Exercise prompt: Omit pictures and quote the listing below line by line, from its start through the line that holds "import plotly.graph_objects as go".

Material provided:
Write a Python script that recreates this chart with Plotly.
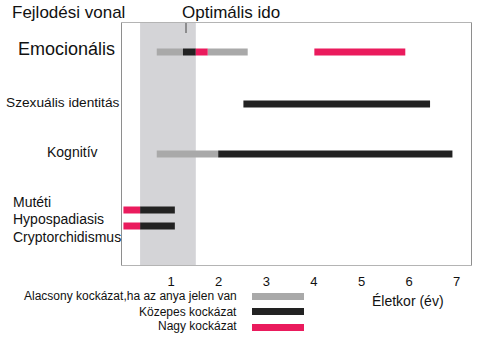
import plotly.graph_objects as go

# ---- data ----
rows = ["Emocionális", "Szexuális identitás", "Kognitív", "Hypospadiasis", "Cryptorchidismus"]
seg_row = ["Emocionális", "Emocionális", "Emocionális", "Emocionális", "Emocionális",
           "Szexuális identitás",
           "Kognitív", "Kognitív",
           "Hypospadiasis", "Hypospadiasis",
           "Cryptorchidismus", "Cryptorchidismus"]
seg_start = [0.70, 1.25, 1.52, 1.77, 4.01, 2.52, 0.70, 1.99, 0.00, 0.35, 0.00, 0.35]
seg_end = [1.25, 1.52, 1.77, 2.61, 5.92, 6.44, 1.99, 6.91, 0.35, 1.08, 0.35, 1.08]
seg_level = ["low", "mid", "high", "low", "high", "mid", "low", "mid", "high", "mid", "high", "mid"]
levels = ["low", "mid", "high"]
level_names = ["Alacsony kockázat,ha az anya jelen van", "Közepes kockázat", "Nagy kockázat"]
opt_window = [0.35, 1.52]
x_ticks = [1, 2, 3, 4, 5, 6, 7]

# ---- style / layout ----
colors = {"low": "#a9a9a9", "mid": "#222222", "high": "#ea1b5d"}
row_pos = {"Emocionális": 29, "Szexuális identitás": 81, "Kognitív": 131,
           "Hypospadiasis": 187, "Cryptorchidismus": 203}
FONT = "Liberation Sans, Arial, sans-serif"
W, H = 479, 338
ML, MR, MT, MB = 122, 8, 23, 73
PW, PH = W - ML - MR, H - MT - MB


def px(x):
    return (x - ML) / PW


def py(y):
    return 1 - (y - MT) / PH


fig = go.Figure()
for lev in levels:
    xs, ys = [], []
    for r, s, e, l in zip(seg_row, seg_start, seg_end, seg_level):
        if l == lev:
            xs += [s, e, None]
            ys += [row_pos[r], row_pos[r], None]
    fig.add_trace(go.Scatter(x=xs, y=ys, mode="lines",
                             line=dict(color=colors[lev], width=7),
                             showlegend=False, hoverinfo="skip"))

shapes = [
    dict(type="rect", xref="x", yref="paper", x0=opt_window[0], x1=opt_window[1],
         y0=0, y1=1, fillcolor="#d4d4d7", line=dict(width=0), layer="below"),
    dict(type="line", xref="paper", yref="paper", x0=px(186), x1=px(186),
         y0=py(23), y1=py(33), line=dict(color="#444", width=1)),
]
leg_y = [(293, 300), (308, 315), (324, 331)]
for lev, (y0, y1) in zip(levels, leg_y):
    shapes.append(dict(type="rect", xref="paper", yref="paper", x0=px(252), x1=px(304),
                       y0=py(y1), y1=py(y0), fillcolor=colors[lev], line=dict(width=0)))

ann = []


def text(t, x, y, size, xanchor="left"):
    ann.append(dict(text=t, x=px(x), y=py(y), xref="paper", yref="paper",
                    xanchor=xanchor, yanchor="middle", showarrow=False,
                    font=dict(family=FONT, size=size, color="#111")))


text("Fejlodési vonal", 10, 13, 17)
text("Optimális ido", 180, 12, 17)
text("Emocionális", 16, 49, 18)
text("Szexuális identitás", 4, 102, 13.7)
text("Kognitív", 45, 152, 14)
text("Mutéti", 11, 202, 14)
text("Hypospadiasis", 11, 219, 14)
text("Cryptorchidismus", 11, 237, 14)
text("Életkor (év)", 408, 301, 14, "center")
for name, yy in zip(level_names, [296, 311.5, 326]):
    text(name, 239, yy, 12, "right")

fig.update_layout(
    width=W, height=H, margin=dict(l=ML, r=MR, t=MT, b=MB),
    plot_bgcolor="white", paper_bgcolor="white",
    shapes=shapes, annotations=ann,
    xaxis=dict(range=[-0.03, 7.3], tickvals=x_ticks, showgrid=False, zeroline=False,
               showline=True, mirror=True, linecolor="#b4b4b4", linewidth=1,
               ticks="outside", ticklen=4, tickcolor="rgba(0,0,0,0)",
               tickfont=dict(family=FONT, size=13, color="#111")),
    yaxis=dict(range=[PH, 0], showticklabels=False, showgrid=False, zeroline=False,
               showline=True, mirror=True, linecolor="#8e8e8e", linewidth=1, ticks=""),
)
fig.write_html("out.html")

Exercise output:
Write a Python script that recreates this chart with Plotly.
import plotly.graph_objects as go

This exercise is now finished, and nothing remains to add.